Murder City (ITV1)
Who Kidnapped Shergar? (C4)
NEVER let it be said that ITV is short of original ideas. Days after the debut of a police series about ill-matched detectives with the word "murder " in the title, comes a police series about ill-matched detectives with the word "murder" in the title.
Just like Murder In Suburbia, Murder City is a disappointment. It's not as bad but still not good enough. There is room for improvement. With Amanda Donohoe and Kris Marshall as the duo, that may well happen in future episodes.
The admirable Donohoe, in particular, was given far too little to do and virtually nothing in the way of character as DI Susan Alembic - her surname being about the only interesting thing about her.
Former My Family star Marshall's DS Luke Stone was the quirkier half of the partnership as the pair investigated a murder with no body, just a room splattered with two or three litres of blood.
The teenage occupant of the room was missing. Matters were complicated when a man was shot through the neck with a crossbow bolt in his office, without the killer appearing on the CCTV cameras. An earlier remark that "maybe the killer isn't human" sparked the interest momentarily.
Stone solved things after finding "the optimum route of invisibility" in this case of murder by mathematics. Not a classic whodunit, but a vast improvement on the bickering of the silly female cops in Murder In Suburbia.
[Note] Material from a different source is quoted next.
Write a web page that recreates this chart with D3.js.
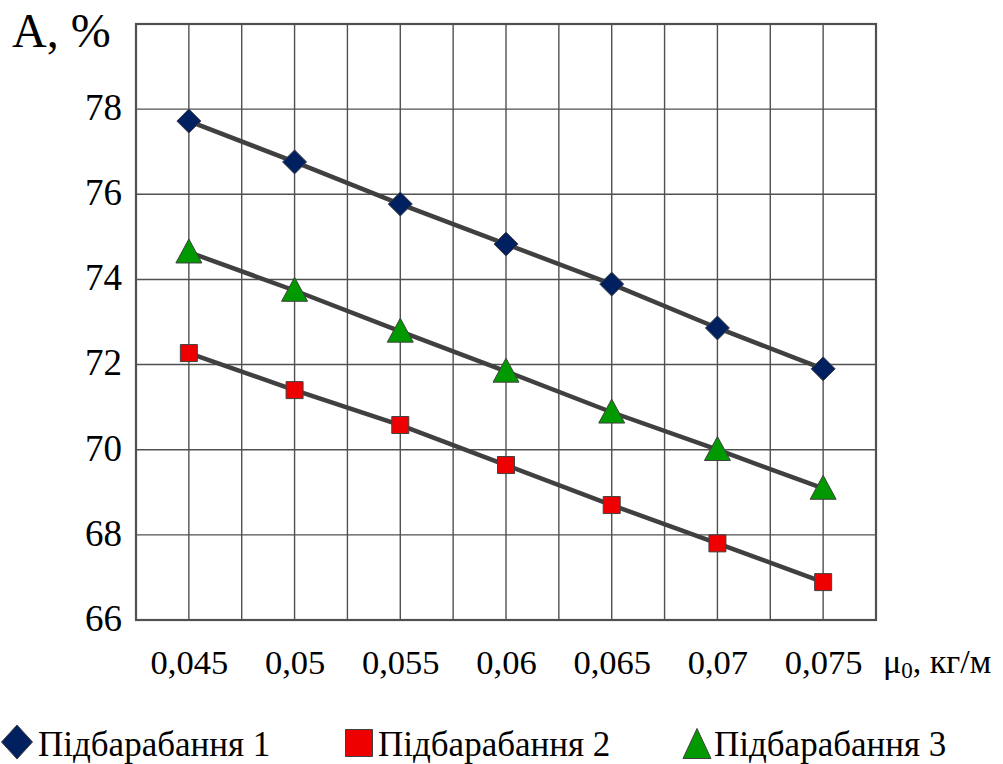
<!DOCTYPE html>
<html><head><meta charset="utf-8">
<script src="https://cdn.jsdelivr.net/npm/d3@7"></script>
</head><body style="margin:0">
<svg id="c" width="1003" height="764"></svg>
<script>
const xValues = [0.045, 0.05, 0.055, 0.06, 0.065, 0.07, 0.075];
const series1 = [77.72, 76.76, 75.77, 74.83, 73.89, 72.86, 71.90];
const series2 = [72.27, 71.40, 70.58, 69.64, 68.70, 67.80, 66.89];
const series3 = [74.64, 73.74, 72.78, 71.84, 70.88, 70.00, 69.09];
const seriesNames = ["Підбарабання 1", "Підбарабання 2", "Підбарабання 3"];
const yTicks = [66, 68, 70, 72, 74, 76, 78];
const xGrid = [0.045, 0.0475, 0.05, 0.0525, 0.055, 0.0575, 0.06, 0.0625, 0.065, 0.0675, 0.07, 0.0725, 0.075];
const xLabels = ["0,045", "0,05", "0,055", "0,06", "0,065", "0,07", "0,075"];

const FONT = "Liberation Serif";
const svg = d3.select("#c");
const L = 136, R = 876, T = 24, B = 620;
const x = d3.scaleLinear().domain([0.0425, 0.0775]).range([L, R]);
const y = d3.scaleLinear().domain([66, 80]).range([B, T]);
const gridColor = "#505050";

// grid
svg.append("g").selectAll("line").data(xGrid).join("line")
  .attr("x1", d => x(d)).attr("x2", d => x(d)).attr("y1", T).attr("y2", B)
  .attr("stroke", gridColor).attr("stroke-width", 1.4);
svg.append("g").selectAll("line").data(yTicks.filter(v => v > 66)).join("line")
  .attr("x1", L).attr("x2", R).attr("y1", d => y(d)).attr("y2", d => y(d))
  .attr("stroke", gridColor).attr("stroke-width", 1.4);
svg.append("rect").attr("x", L).attr("y", T).attr("width", R - L).attr("height", B - T)
  .attr("fill", "none").attr("stroke", gridColor).attr("stroke-width", 2.2);

// y axis labels
const yAxis = d3.axisLeft(y).tickValues(yTicks).tickSize(0).tickPadding(14).tickFormat(d3.format("d"));
const gy = svg.append("g").attr("transform", `translate(${L},0)`).call(yAxis);
gy.attr("font-family", FONT).attr("font-size", 37);
gy.select(".domain").remove();
gy.selectAll("text").attr("font-family", FONT).attr("font-size", 37).attr("dy", "0.28em").attr("fill", "#000");

// x axis labels
const xAxis = d3.axisBottom(x).tickValues(xValues).tickSize(0).tickPadding(30).tickFormat((d, i) => xLabels[i]);
const gx = svg.append("g").attr("transform", `translate(0,${B})`).call(xAxis);
gx.attr("font-family", FONT).attr("font-size", 34.5);
gx.select(".domain").remove();
gx.selectAll("text").attr("font-family", FONT).attr("font-size", 34.5).attr("fill", "#000");

// axis titles
svg.append("text").attr("x", 12).attr("y", 47).attr("font-family", FONT).attr("font-size", 48).text("A, %");
const xt = svg.append("text").attr("x", 883).attr("y", 673).attr("font-family", FONT).attr("font-size", 34);
xt.append("tspan").text("μ");
xt.append("tspan").attr("font-size", 23).attr("dy", 5).text("0");
xt.append("tspan").attr("dy", -5).text(", кг/м");

// lines
const all = [series1, series2, series3];
const line = d3.line().x((d, i) => x(xValues[i])).y(d => y(d));
all.forEach(s => {
  svg.append("path").datum(s).attr("d", line).attr("fill", "none")
    .attr("stroke", "#404040").attr("stroke-width", 4.5);
});

// markers
const colors = ["#002060", "#ee0000", "#009900"];
const symDiamond = (cx, cy, w, h) => `M${cx},${cy - h / 2}L${cx + w / 2},${cy}L${cx},${cy + h / 2}L${cx - w / 2},${cy}Z`;
const symSquare = (cx, cy, s) => `M${cx - s / 2},${cy - s / 2}h${s}v${s}h${-s}Z`;
const symTri = (cx, cy, w, h) => `M${cx},${cy - h * 0.55}L${cx + w / 2},${cy + h * 0.45}L${cx - w / 2},${cy + h * 0.45}Z`;

svg.append("g").selectAll("path").data(series1).join("path")
  .attr("d", (d, i) => symDiamond(x(xValues[i]), y(d), 24, 24))
  .attr("fill", colors[0]).attr("stroke", "#404040").attr("stroke-width", 1);
svg.append("g").selectAll("path").data(series2).join("path")
  .attr("d", (d, i) => symSquare(x(xValues[i]), y(d), 17))
  .attr("fill", colors[1]).attr("stroke", "#404040").attr("stroke-width", 1);
svg.append("g").selectAll("path").data(series3).join("path")
  .attr("d", (d, i) => symTri(x(xValues[i]), y(d), 26, 24))
  .attr("fill", colors[2]).attr("stroke", "#404040").attr("stroke-width", 1);

// legend
const leg = svg.append("g");
leg.append("path").attr("d", symDiamond(17, 742, 31, 34)).attr("fill", colors[0]).attr("stroke", "#404040");
leg.append("path").attr("d", symSquare(359, 743, 27)).attr("fill", colors[1]).attr("stroke", "#404040");
leg.append("path").attr("d", symTri(697, 745, 28, 30)).attr("fill", colors[2]).attr("stroke", "#404040");
const lx = [38, 378, 714];
seriesNames.forEach((n, i) => {
  leg.append("text").attr("x", lx[i]).attr("y", 756).attr("font-family", FONT).attr("font-size", 35).text(n);
});
</script>
</body></html>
Detectives searching for the champion racehorse were stumped, as Who Kidnapped Shergar? reminded us. This documentary promised to answer the question 20 years after "the ultimate racing machine" was snatched from his retirement work as a stud. A £2m ransom was demanded but the horse was never found.
The programme kept its promise to reveal new details of the kidnapping. Shergar's groom Jim Fitzgerald told, for the first time, how masked and armed men burst into his home and forced him to take them to Shergar.
It was suggested that insisting that three racing pundits conduct the ransom negotiations was one of several false trails. The police knew more than was made public. They had evidence to link the kidnapping to the IRA.
Short of money, the organisation thought kidnapping Shergar was an easy way to raise a few million pounds. Snatching a horse, they reckoned erroneously, would be less controversial than kidnapping a person. The fact that Shergar was owned, not by one person, but by a number of shareholders made negotiations difficult too.
The conclusion was that Shergar was probably dead within hours of being stolen. Fitzgerald reckoned that the horse would have been particularly troublesome as it was the stud season. He may have injured himself and had to be shot. As his final resting place still remains a mystery, we may never know the truth.
A Taste Of Honey, York Theatre Royal
IN its day - 1958 - A Taste Of Honey must have been quite shocking, being described by J B Priestley as being "about a girl with a semi-prostitute mother who gets pregnant by a black man and is befriended by a homosexual". Yet Shelagh Delaney's play, written when she was just 18, doesn't seem designed solely to shock.
Today, such ingredients are commonplace but the piece still has the power to hold an audience when given such loving treatment as director Damian Cruden bestows on this well-staged revival.
The play is more about character than plot, a series of mostly duologues interwoven by jazzy musical links. That could make it a little slow for modern audiences but the performances win you over.
Katherine Dow Blyton judges precisely just how far she can go as Helen, the sluttish mother with a liking for men and booze, and never tips over into caricature as she puts her own interests before those of daughter Jo. She'll never be named mother of the year, but she might just win a competition to find a double for Hayley from Coronation Street.
Helen Rutter makes a natural and sympathetic Jo, a girl desperately trying to make it on her own after lack of maternal love. Glyn Williams lends strong support as fussy Geoffrey, another of society's outcasts, with Mark White suitably repellent as the latest of Helen's unsuitable lovers and Cornelius MacCarthy as the sailor who deserts the pregnant Jo.
l Runs until April 3. Box office (01904) 623568.
Steve Pratt
The Vagina Monologues, Darlington Civic Theatre
CERTAINLY the most amusing examination of the vagina most women will ever encounter, The Vagina Monologues should be made compulsory course material for every trainee gynaecologist.
This selection of startlingly honest, real life stories are the result of writer Eve Ensler's desire to get women talking about, well, their unmentionables. But as she explains "Once they started, they couldn't stop," and we should be thankful because what follows is a marvellous, if shocking, collection of tales as layer after layer of surprising, very amusing facts and experiences are revealed.
Achingly funny, the monologues uncover women's most private feelings about themselves and their (for one woman at least) "coochie schnorchers".
In between the raucous laughter of topics titled "If your vagina could speak, what would it say?" and "What would it wear?" there are some poignant tales. But the majority are hilariously delivered by Lesley Joseph, Alison Newman and Andrea Oliver.
It was the Vagina Monologues which gave birth to V-Day and the performances are still used today to raise money to stop violence against women. And yes, there is a little encouragement to join in and chant the 'c' word. Believe me, for someone who feels self-conscious clapping along at musicals, this was a horrifying prospect. But beware, peer pressure may just win out at this one!